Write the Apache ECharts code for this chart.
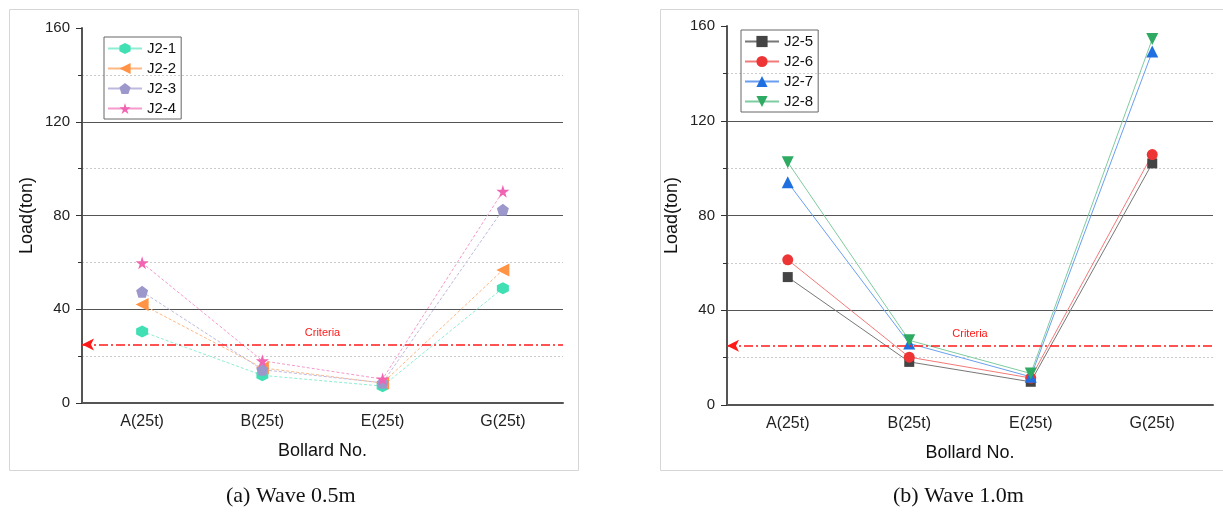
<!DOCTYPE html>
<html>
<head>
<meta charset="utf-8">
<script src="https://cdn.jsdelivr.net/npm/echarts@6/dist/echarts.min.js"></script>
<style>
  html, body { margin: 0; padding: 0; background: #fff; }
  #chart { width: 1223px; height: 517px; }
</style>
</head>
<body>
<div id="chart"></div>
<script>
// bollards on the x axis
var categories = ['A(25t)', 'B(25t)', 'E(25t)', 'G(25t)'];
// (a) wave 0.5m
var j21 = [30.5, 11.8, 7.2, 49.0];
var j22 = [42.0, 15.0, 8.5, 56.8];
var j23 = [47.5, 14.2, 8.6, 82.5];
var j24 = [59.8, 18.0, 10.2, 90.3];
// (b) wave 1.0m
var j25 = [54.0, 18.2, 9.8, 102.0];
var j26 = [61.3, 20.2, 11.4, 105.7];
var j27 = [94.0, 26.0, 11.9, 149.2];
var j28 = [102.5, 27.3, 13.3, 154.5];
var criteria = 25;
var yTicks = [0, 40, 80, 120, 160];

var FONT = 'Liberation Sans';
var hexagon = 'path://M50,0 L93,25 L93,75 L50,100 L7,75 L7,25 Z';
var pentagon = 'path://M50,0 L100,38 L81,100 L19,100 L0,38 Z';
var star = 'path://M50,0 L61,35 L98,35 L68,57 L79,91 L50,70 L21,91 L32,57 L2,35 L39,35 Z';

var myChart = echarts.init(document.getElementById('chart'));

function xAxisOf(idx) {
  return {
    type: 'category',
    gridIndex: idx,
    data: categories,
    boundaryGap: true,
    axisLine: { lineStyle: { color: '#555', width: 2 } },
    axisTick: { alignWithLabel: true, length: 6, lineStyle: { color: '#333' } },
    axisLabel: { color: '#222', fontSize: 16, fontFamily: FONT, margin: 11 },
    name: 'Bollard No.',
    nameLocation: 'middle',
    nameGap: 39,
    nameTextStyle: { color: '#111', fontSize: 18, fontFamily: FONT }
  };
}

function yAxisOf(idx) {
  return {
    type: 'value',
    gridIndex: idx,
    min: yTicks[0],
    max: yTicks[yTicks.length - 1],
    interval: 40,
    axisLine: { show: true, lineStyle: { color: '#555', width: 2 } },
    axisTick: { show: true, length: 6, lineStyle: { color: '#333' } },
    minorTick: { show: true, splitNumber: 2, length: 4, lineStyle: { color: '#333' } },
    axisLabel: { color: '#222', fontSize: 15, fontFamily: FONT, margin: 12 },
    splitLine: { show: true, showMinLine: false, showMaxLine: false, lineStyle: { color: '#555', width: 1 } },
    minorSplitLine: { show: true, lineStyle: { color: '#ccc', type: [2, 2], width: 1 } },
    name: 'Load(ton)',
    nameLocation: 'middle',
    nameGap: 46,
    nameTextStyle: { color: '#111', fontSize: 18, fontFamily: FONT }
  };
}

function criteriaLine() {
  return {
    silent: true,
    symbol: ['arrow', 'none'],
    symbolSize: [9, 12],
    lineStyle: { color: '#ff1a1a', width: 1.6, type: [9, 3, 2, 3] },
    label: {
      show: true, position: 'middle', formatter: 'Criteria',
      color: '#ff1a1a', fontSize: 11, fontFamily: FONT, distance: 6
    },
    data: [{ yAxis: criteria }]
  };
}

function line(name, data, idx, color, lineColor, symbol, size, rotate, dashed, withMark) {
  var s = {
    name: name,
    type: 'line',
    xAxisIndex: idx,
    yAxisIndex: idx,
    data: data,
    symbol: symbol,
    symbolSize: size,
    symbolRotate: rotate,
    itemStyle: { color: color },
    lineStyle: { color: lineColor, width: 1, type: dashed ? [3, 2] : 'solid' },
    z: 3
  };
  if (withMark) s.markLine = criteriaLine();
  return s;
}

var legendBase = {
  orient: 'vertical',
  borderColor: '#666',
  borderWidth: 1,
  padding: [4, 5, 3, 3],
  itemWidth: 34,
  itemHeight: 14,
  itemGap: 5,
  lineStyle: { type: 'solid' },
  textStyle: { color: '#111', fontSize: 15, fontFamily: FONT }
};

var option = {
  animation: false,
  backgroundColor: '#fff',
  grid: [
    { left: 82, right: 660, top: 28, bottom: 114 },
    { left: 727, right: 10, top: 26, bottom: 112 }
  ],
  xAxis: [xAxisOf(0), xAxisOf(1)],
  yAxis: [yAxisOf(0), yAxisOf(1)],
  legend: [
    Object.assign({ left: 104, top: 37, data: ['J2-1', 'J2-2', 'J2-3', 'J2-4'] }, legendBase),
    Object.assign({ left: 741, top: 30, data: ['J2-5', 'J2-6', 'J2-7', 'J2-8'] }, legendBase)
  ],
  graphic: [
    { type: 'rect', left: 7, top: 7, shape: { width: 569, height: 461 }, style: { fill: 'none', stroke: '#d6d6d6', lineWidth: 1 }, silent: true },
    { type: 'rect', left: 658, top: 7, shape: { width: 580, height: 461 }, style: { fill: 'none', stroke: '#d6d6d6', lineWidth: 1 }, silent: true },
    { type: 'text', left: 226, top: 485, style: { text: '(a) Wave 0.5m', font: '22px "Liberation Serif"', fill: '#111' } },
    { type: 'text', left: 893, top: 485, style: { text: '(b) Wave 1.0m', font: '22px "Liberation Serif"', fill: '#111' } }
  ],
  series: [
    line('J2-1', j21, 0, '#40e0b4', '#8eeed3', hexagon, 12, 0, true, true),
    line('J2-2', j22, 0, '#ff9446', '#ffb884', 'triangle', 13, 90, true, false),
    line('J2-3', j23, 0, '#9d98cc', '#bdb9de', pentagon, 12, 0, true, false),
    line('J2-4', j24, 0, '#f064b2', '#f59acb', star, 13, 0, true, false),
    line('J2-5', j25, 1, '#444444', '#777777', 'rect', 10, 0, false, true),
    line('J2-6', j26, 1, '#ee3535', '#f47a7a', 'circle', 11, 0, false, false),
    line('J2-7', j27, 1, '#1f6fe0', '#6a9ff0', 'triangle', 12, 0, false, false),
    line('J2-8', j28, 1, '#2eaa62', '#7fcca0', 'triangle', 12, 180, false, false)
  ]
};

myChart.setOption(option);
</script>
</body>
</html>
------------------------------------------------
* **Goal**: Restate only the lines running from the start of the material above through the line containing "var yTicks = [0, 40, 80, 120, 160];", ends included. No pictures.

* **Exercise output**:
Write the Apache ECharts code for this chart.
<!DOCTYPE html>
<html>
<head>
<meta charset="utf-8">
<script src="https://cdn.jsdelivr.net/npm/echarts@6/dist/echarts.min.js"></script>
<style>
  html, body { margin: 0; padding: 0; background: #fff; }
  #chart { width: 1223px; height: 517px; }
</style>
</head>
<body>
<div id="chart"></div>
<script>
// bollards on the x axis
var categories = ['A(25t)', 'B(25t)', 'E(25t)', 'G(25t)'];
// (a) wave 0.5m
var j21 = [30.5, 11.8, 7.2, 49.0];
var j22 = [42.0, 15.0, 8.5, 56.8];
var j23 = [47.5, 14.2, 8.6, 82.5];
var j24 = [59.8, 18.0, 10.2, 90.3];
// (b) wave 1.0m
var j25 = [54.0, 18.2, 9.8, 102.0];
var j26 = [61.3, 20.2, 11.4, 105.7];
var j27 = [94.0, 26.0, 11.9, 149.2];
var j28 = [102.5, 27.3, 13.3, 154.5];
var criteria = 25;
var yTicks = [0, 40, 80, 120, 160];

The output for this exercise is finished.